Efficient Help from Hungry Bacteria
The next step involves comminution, homogenisation and moistening (if necessary) of the organic fraction. This guarantees a homogeneous biological transformation.
Two procedures are currently available for this. One of these is aerobic digestion requiring oxygen. Special bacteria ensure a homogeneous digestion process. The other is anaerobic digestion is without requirement of oxygen. Although more complicated from a process engineering point of view, the method has the advantage that the generated biogas can be used energetically.
The aerobic and anaerobic processes differ in terms of the type of ventilation, the method of conversion and the process and constructional requirements.

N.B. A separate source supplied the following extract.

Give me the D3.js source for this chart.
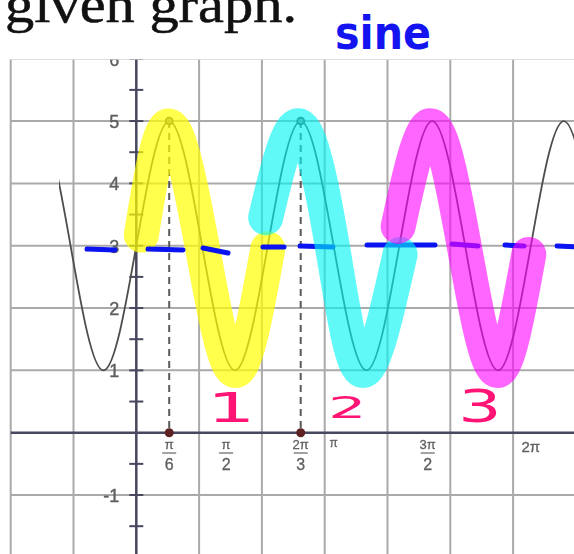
<!DOCTYPE html>
<html>
<head>
<meta charset="utf-8">
<script src="https://cdn.jsdelivr.net/npm/d3@7/dist/d3.min.js"></script>
<style>
  html, body { margin: 0; padding: 0; background: #fff; overflow: hidden; }
  svg { display: block; }
</style>
</head>
<body>
<svg id="chart" width="574" height="554"></svg>
<script>
// ---- data ---------------------------------------------------------------
// Key points of the plotted sinusoid: midline crossings and extrema
const curveX = [-2.094, -1.571, -1.047, -0.524, 0, 0.524, 1.047, 1.571, 2.094,
                2.618, 3.142, 3.665, 4.189, 4.712, 5.236, 5.760, 6.283, 6.807, 7.330];
const curveY = [3, 5, 3, 1, 3, 5, 3, 1, 3, 5, 3, 1, 3, 5, 3, 1, 3, 5, 3];
const curveStart = -1.23;          // left end of the drawn curve

// Grid and axes
const gridX = [-2, -1, 1, 2, 3, 4, 5, 6, 7];
const gridY = [-2, -1, 1, 2, 3, 4, 5, 6];
const yTickLabels = [-1, 1, 2, 3, 4, 5, 6];
const yTickMarks = [-1.5, -0.5, 0.5, 1.5, 2.5, 3.5, 4.5, 5.5];

// x tick labels (position, numerator, denominator)
const xTickPos = [0.524, 1.43, 2.618, 4.64];
const xTickNum = ["π", "π", "2π", "3π"];
const xTickDen = ["6", "2", "3", "2"];
const xPlainPos = [3.142, 6.283];
const xPlainText = ["π", "2π"];
const xPlainSize = [12, 15];

// Marked maxima with guide lines to the x-axis
const peakX = [0.524, 2.618];
const peakY = [5, 5];

// Highlighted periods
const yellowX = [0.08, 0.524, 1.047, 1.571, 2.094];
const yellowY = [3.17, 4.92, 3.0, 1.0, 2.95];
const cyanX = [2.06, 2.6, 3.12, 3.6, 4.2];
const cyanY = [3.45, 4.92, 3.0, 1.0, 2.86];
const magentaX = [4.17, 4.7, 5.22, 5.74, 6.25];
const magentaY = [3.31, 4.92, 3.0, 1.0, 2.86];

// Hand-drawn midline dashes: [x0, y0, x1, y1]
const midDashes = [
  [-0.785, 2.947, -0.339, 2.931],
  [0.186, 2.947, 0.744, 2.931],
  [1.062, 2.963, 1.460, 2.883],
  [2.017, 2.979, 2.352, 2.979],
  [2.607, 2.995, 3.132, 2.979],
  [3.674, 3.011, 4.756, 3.011],
  [5.027, 3.027, 5.441, 2.995],
  [5.871, 3.011, 6.174, 2.995],
  [6.699, 2.995, 7.070, 2.979]
];

// Period counters
const countText = ["1", "2", "3"];
const countX = [1.51, 3.36, 5.47];
const countY = [0.41, 0.41, 0.42];

// ---- scales -------------------------------------------------------------
const W = 574, H = 554;
const x = d3.scaleLinear().domain([0, 6]).range([136.3, 513.1]);
const y = d3.scaleLinear().domain([0, 5]).range([432.7, 121.05]);

const svg = d3.select("#chart");
const defs = svg.append("defs");

defs.append("filter").attr("id", "soft")
  .attr("x", -0.05).attr("y", -0.05).attr("width", 1.1).attr("height", 1.1)
  .append("feGaussianBlur").attr("stdDeviation", 0.6);

defs.append("clipPath").attr("id", "plotClip")
  .append("rect").attr("x", 9).attr("y", 59.5).attr("width", W - 9).attr("height", H - 59.5);

defs.append("clipPath").attr("id", "curveClip")
  .append("rect").attr("x", x(curveStart)).attr("y", 58)
  .attr("width", W - x(curveStart)).attr("height", H - 58);

svg.append("rect").attr("width", W).attr("height", H).attr("fill", "#fff");

// ---- heading ------------------------------------------------------------
svg.append("text")
  .attr("x", 5).attr("y", 22)
  .attr("font-family", "Liberation Serif, DejaVu Serif, serif")
  .attr("font-size", 53)
  .attr("textLength", 292).attr("lengthAdjust", "spacingAndGlyphs")
  .attr("fill", "#111").attr("stroke", "#111").attr("stroke-width", 0.5)
  .text("given graph.");

// ---- plot (screenshot of the graph) -------------------------------------
const plot = svg.append("g").attr("clip-path", "url(#plotClip)")
  .append("g").attr("filter", "url(#soft)");

const gridColor = "#aaaaaa";
plot.append("g").selectAll("line").data(gridX).join("line")
  .attr("x1", d => x(d)).attr("x2", d => x(d))
  .attr("y1", 0).attr("y2", H)
  .attr("stroke", gridColor).attr("stroke-width", 2);
plot.append("g").selectAll("line").data(gridY).join("line")
  .attr("x1", x(-2)).attr("x2", W)
  .attr("y1", d => y(d)).attr("y2", d => y(d))
  .attr("stroke", gridColor).attr("stroke-width", 2);

const axisColor = "#46465e";
// x-axis and y-axis
plot.append("line").attr("x1", x(-2)).attr("x2", W)
  .attr("y1", y(0)).attr("y2", y(0))
  .attr("stroke", axisColor).attr("stroke-width", 2.5);
plot.append("line").attr("x1", x(0)).attr("x2", x(0))
  .attr("y1", 0).attr("y2", H)
  .attr("stroke", axisColor).attr("stroke-width", 2.5);

// y-axis tick marks
plot.append("g").selectAll("line").data(yTickMarks.concat(yTickLabels)).join("line")
  .attr("x1", x(0) - 7).attr("x2", x(0) + 7)
  .attr("y1", d => y(d)).attr("y2", d => y(d))
  .attr("stroke", axisColor).attr("stroke-width", 2);

// y-axis labels
plot.append("g").selectAll("text").data(yTickLabels).join("text")
  .attr("x", x(0) - 17).attr("y", d => y(d))
  .attr("dy", "0.38em")
  .attr("text-anchor", "end")
  .attr("font-family", "Liberation Sans, Arial, sans-serif")
  .attr("font-size", 18)
  .attr("fill", "#5e5e5e").attr("stroke", "#5e5e5e").attr("stroke-width", 0.4)
  .text(d => d < 0 ? "-" + Math.abs(d) : d);

// x-axis fraction labels
const fracFont = "Liberation Sans, Arial, sans-serif";
const xLab = plot.append("g").attr("fill", "#606060").attr("font-family", fracFont)
  .attr("stroke", "#606060").attr("stroke-width", 0.3);
xTickPos.forEach((p, i) => {
  const cx = x(p);
  xLab.append("text").attr("x", cx).attr("y", 449)
    .attr("text-anchor", "middle").attr("font-size", 13).text(xTickNum[i]);
  xLab.append("line").attr("x1", cx - 7).attr("x2", cx + 7)
    .attr("y1", 453).attr("y2", 453)
    .attr("stroke", "#707070").attr("stroke-width", 1.3);
  xLab.append("text").attr("x", cx).attr("y", 470)
    .attr("text-anchor", "middle").attr("font-size", 16).text(xTickDen[i]);
});
xPlainPos.forEach((p, i) => {
  xLab.append("text").attr("x", x(p)).attr("y", i === 0 ? 447 : 452)
    .attr("text-anchor", "middle").attr("font-size", xPlainSize[i]).text(xPlainText[i]);
});

// guide lines from the marked maxima to the x-axis
plot.append("g").selectAll("line").data(peakX).join("line")
  .attr("x1", d => x(d)).attr("x2", d => x(d))
  .attr("y1", (d, i) => y(peakY[i])).attr("y2", y(0))
  .attr("stroke", "#5a5a5a").attr("stroke-width", 2)
  .attr("stroke-dasharray", "7,5");

// the sinusoid
const curvePts = curveX.map((v, i) => [v, curveY[i]]);
const lineGen = d3.line().x(d => x(d[0])).y(d => y(d[1])).curve(d3.curveNatural);
plot.append("path")
  .attr("clip-path", "url(#curveClip)")
  .attr("d", lineGen(curvePts))
  .attr("fill", "none").attr("stroke", "#4e4e4e").attr("stroke-width", 1.8);

// points on the maxima and on the axis
plot.append("g").selectAll("circle").data(peakX).join("circle")
  .attr("cx", d => x(d)).attr("cy", (d, i) => y(peakY[i])).attr("r", 3.5)
  .attr("fill", "#8a8a8a").attr("stroke", "#3a3a3a").attr("stroke-width", 1.5);
plot.append("g").selectAll("circle").data(peakX).join("circle")
  .attr("cx", d => x(d)).attr("cy", y(0)).attr("r", 4.5)
  .attr("fill", "#5e2222");

// ---- annotations --------------------------------------------------------
const markGen = d3.line().x(d => x(d[0])).y(d => y(d[1])).curve(d3.curveNatural);
function highlight(xs, ys, color, alpha) {
  svg.append("path")
    .attr("d", markGen(xs.map((v, i) => [v, ys[i]])))
    .attr("fill", "none")
    .attr("stroke", color).attr("stroke-opacity", alpha)
    .attr("stroke-width", 35)
    .attr("stroke-linecap", "round").attr("stroke-linejoin", "round");
}

highlight(yellowX, yellowY, "#ffff00", 0.7);

// midline dashes
svg.append("g").selectAll("line").data(midDashes).join("line")
  .attr("x1", d => x(d[0])).attr("y1", d => y(d[1]))
  .attr("x2", d => x(d[2])).attr("y2", d => y(d[3]))
  .attr("stroke", "#0a14f0").attr("stroke-width", 5)
  .attr("stroke-linecap", "round");

highlight(cyanX, cyanY, "#00f4f4", 0.62);
highlight(magentaX, magentaY, "#ff00ff", 0.6);

// period counters
const countScale = [[1.9, 1, 40], [2.0, 1, 30], [1.55, 1, 44]];
svg.append("g").selectAll("text").data(countText).join("text")
  .attr("transform", (d, i) =>
    `translate(${x(countX[i])},${y(countY[i])}) scale(${countScale[i][0]},${countScale[i][1]})`)
  .attr("text-anchor", "middle")
  .attr("dy", "0.36em")
  .attr("font-family", "DejaVu Sans, sans-serif")
  .attr("font-size", (d, i) => countScale[i][2])
  .attr("fill", "#ff1475")
  .text(d => d);

// handwritten label
svg.append("text")
  .attr("x", 335).attr("y", 49)
  .attr("font-family", "DejaVu Sans, sans-serif")
  .attr("font-weight", "bold")
  .attr("font-size", 46)
  .attr("textLength", 96).attr("lengthAdjust", "spacingAndGlyphs")
  .attr("fill", "#1414f0")
  .text("sine");
</script>
</body>
</html>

The earth-like residual material created in the process is integrated in the refuse disposal sites.
Comparison of Two Treatment Types.
Whether incineration or mechanical biological treatment: in terms of legal regulations, municipal solid waste incineration and mechanical biological treatment are considered as equivalent pretreatment routes.
Comparison of Municipal Solid Waste Incineration and Mechanical Biological Treatment.

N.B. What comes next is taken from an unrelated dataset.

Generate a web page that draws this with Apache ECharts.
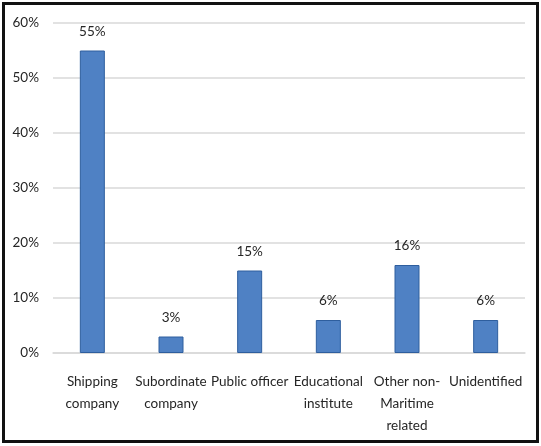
<!DOCTYPE html>
<html>
<head>
<meta charset="utf-8">
<script src="https://cdn.jsdelivr.net/npm/echarts@6/dist/echarts.min.js"></script>
<style>
  html, body { margin: 0; padding: 0; background: #fff; }
  #chart { width: 541px; height: 446px; }
</style>
</head>
<body>
<div id="chart"></div>
<script>
// Respondent affiliation categories and their shares (%)
const categories = [
  'Shipping\ncompany',
  'Subordinate\ncompany',
  'Public officer',
  'Educational\ninstitute',
  'Other non-\nMaritime\nrelated',
  'Unidentified'
];
const shares = [55, 3, 15, 6, 16, 6];
const yTicks = { min: 0, max: 60, interval: 10 };

const FONT = 'Lato, "Liberation Sans", Arial, sans-serif';
const TEXT = '#262626';

const chart = echarts.init(document.getElementById('chart'), null, { renderer: 'canvas' });
chart.setOption({
  animation: false,
  backgroundColor: '#fff',
  graphic: [
    {
      type: 'rect',
      shape: { x: 3.5, y: 3.5, width: 534, height: 438 },
      style: { fill: 'none', stroke: '#111', lineWidth: 3 },
      z: 100
    }
  ],
  grid: { left: 53, right: 16, top: 23, bottom: 93, containLabel: false },
  xAxis: {
    type: 'category',
    data: categories,
    axisLine: { show: true, lineStyle: { color: '#d9d9d9', width: 1.5 } },
    axisTick: { show: false },
    axisLabel: {
      interval: 0,
      margin: 18,
      color: TEXT,
      fontFamily: FONT,
      fontSize: 13.5,
      lineHeight: 22
    }
  },
  yAxis: {
    type: 'value',
    min: yTicks.min,
    max: yTicks.max,
    interval: yTicks.interval,
    axisLine: { show: false },
    axisTick: { show: false },
    splitLine: { lineStyle: { color: '#d9d9d9', width: 1.5 } },
    axisLabel: {
      formatter: '{value}%',
      margin: 14,
      color: TEXT,
      fontFamily: FONT,
      fontSize: 13.5
    }
  },
  series: [{
    type: 'bar',
    data: shares,
    barWidth: 25,
    itemStyle: { color: '#4f81c4', borderColor: '#2e5e9e', borderWidth: 1 },
    label: {
      show: true,
      position: 'top',
      distance: 12,
      formatter: '{c}%',
      color: TEXT,
      fontFamily: FONT,
      fontSize: 13.5
    }
  }]
});
</script>
</body>
</html>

|<b>Municipal Solid Waste Incineration</b>||<b>Mechanical Biological Treatment</b>|
|Reduction of waste by 90%||Reduction of waste by 30%|
|Hygienic process||Microbial degradation processes give rise to renewed contamination of output materials|
|No further landscape consumption necessary||Dumping is still necessary (complete prohibition of dumping aimed at for 2020)|
|Works as pollutant sink||High calorific fraction still has to be incinerated|
|Substitution of fossil fuels by utilisation of energetic potential||Limited substitution of fossil fuels|
|Slag end product is reaction-neutral, TOC* = 3 mass %||Output still reacts to a small extent TOC = 18 mass %|
|Avoidance of climate-damaging gases such as methane|
*TOC = Total Organic Carbon
Complete Utilisation of Energetic Potential.

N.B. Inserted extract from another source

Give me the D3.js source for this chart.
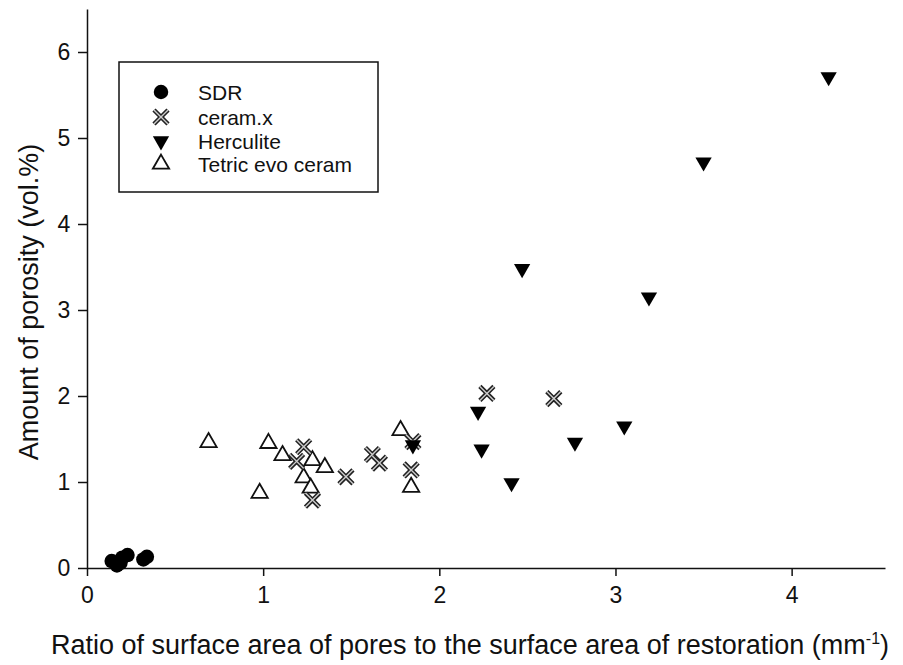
<!DOCTYPE html>
<html>
<head>
<meta charset="utf-8">
<script src="https://cdn.jsdelivr.net/npm/d3@7"></script>
<style>
  body { margin: 0; background: #fff; }
  text { font-family: "Liberation Sans", Arial, sans-serif; fill: #111; }
</style>
</head>
<body>
<svg id="chart" width="903" height="665"></svg>
<script>
// data
var sdr_x = [0.14, 0.17, 0.20, 0.23, 0.32, 0.34, 0.19];
var sdr_y = [0.08, 0.03, 0.12, 0.15, 0.10, 0.13, 0.06];
var ceram_x = [1.19, 1.23, 1.28, 1.47, 1.62, 1.66, 1.85, 1.84, 2.27, 2.65];
var ceram_y = [1.24, 1.41, 0.79, 1.06, 1.32, 1.22, 1.47, 1.14, 2.03, 1.97];
var herc_x = [1.85, 2.22, 2.24, 2.41, 2.47, 2.77, 3.05, 3.19, 3.50, 4.21];
var herc_y = [1.43, 1.82, 1.38, 0.99, 3.48, 1.46, 1.65, 3.15, 4.72, 5.71];
var tetric_x = [0.69, 0.98, 1.03, 1.11, 1.23, 1.27, 1.28, 1.35, 1.78, 1.84];
var tetric_y = [1.46, 0.87, 1.45, 1.31, 1.05, 0.93, 1.25, 1.17, 1.60, 0.94];
var legend_names = ["SDR", "ceram.x", "Herculite", "Tetric evo ceram"];
var x_ticks = [0, 1, 2, 3, 4];
var y_ticks = [0, 1, 2, 3, 4, 5, 6];

var svg = d3.select('#chart');
var pL = 87, pR = 885, pT = 9, pB = 568;

var x = d3.scaleLinear().domain([0, 4.53]).range([pL, pR]);
var y = d3.scaleLinear().domain([0, 6.5]).range([pB, pT]);

// axes
var xAxis = svg.append('g')
  .attr('transform', 'translate(0,' + pB + ')')
  .call(d3.axisBottom(x).tickValues(x_ticks).tickFormat(d3.format('d')).tickSize(8).tickSizeOuter(0));
var yAxis = svg.append('g')
  .attr('transform', 'translate(' + pL + ',0)')
  .call(d3.axisLeft(y).tickValues(y_ticks).tickFormat(d3.format('d')).tickSize(9).tickSizeOuter(0));
[xAxis, yAxis].forEach(function(a) {
  a.selectAll('path, line').attr('stroke', '#111').attr('stroke-width', 1.5);
  a.selectAll('text').style('font-size', '23px').style('font-family', '"Liberation Sans", Arial, sans-serif').attr('fill', '#111');
});
xAxis.selectAll('text').attr('dy', '1.05em');
yAxis.selectAll('text').attr('dx', '-0.2em');

// axis titles
svg.append('text')
  .attr('x', 470).attr('y', 654)
  .attr('text-anchor', 'middle').style('font-size', '27px')
  .html('Ratio of surface area of pores to the surface area of restoration (mm<tspan dy="-10" font-size="16px">-1</tspan><tspan dy="10">)</tspan>');
svg.append('text')
  .attr('transform', 'translate(38,302) rotate(-90)')
  .attr('text-anchor', 'middle').style('font-size', '27px')
  .text('Amount of porosity (vol.%)');

// symbols
var circle = d3.symbol().type(d3.symbolCircle).size(165);
var tri = d3.symbol().type(d3.symbolTriangle).size(115);
var cross = d3.symbol().type(d3.symbolX).size(130);

function drawCross(g) {
  // outlined x: dark stroke with light core
  g.append('path').attr('d', cross).attr('fill', 'none').attr('stroke', '#222').attr('stroke-width', 4.5);
  g.append('path').attr('d', cross).attr('fill', 'none').attr('stroke', '#ccc').attr('stroke-width', 1.4);
}
function drawTri(g) {
  g.append('path').attr('d', tri).attr('fill', '#fff').attr('stroke', '#111').attr('stroke-width', 1.8);
}
function drawInv(g) {
  g.append('path').attr('d', tri).attr('transform', 'rotate(180)').attr('fill', '#000');
}
function drawCircle(g) {
  g.append('path').attr('d', circle).attr('fill', '#000');
}

function series(xs, ys, draw) {
  var pts = xs.map(function(v, i) { return [v, ys[i]]; });
  svg.append('g').selectAll('g').data(pts).enter().append('g')
    .attr('transform', function(d) { return 'translate(' + x(d[0]) + ',' + y(d[1]) + ')'; })
    .each(function() { draw(d3.select(this)); });
}
series(tetric_x, tetric_y, drawTri);
series(ceram_x, ceram_y, drawCross);
series(herc_x, herc_y, drawInv);
series(sdr_x, sdr_y, drawCircle);

// legend
var lg = svg.append('g');
lg.append('rect').attr('x', 119).attr('y', 62).attr('width', 259).attr('height', 130)
  .attr('fill', '#fff').attr('stroke', '#111').attr('stroke-width', 1.5);
var drawers = [drawCircle, drawCross, drawInv, drawTri];
var rowY = [92, 117, 141, 164];
legend_names.forEach(function(name, i) {
  var g = lg.append('g').attr('transform', 'translate(161,' + rowY[i] + ')');
  drawers[i](g);
  lg.append('text').attr('x', 198).attr('y', rowY[i]).attr('dy', '0.36em')
    .style('font-size', '21px').text(name);
});
</script>
</body>
</html>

The German Federal Government has set clear targets for long-term waste disposal: by 2020, treatment methods should be improved and developed to a degree allowing all municipal solid waste in Germany to be recycled completely and in an ecologically acceptable manner. The aim is the complete utilisation of the energetic potential contained in waste.
This means that no waste treatment residues may be deposited on ground-level landfills from the year 2020. Underground repositories for deposition of filter dusts will however continue to exist.
Waste Incineration Remains Chief Component
This aim can already be achieved with existing treatment methods today. The Federal Ministry for the Environment, Nature Conservation and Nuclear Safety (BMU) conducted a study involving various combinations of current treatment methods and comparing their efficiency with regard to optimal recovery and cost.
The study concluded that the combinable treatment methods represented in the scenarios are partly already used today. The most important element of this combination however is, and will continue to be, the incineration process. Specific waste incineration plant optimisation methods are being tested and are currently at the experimental stage. These plants only require slight modification to fulfil the final target sets for 2020.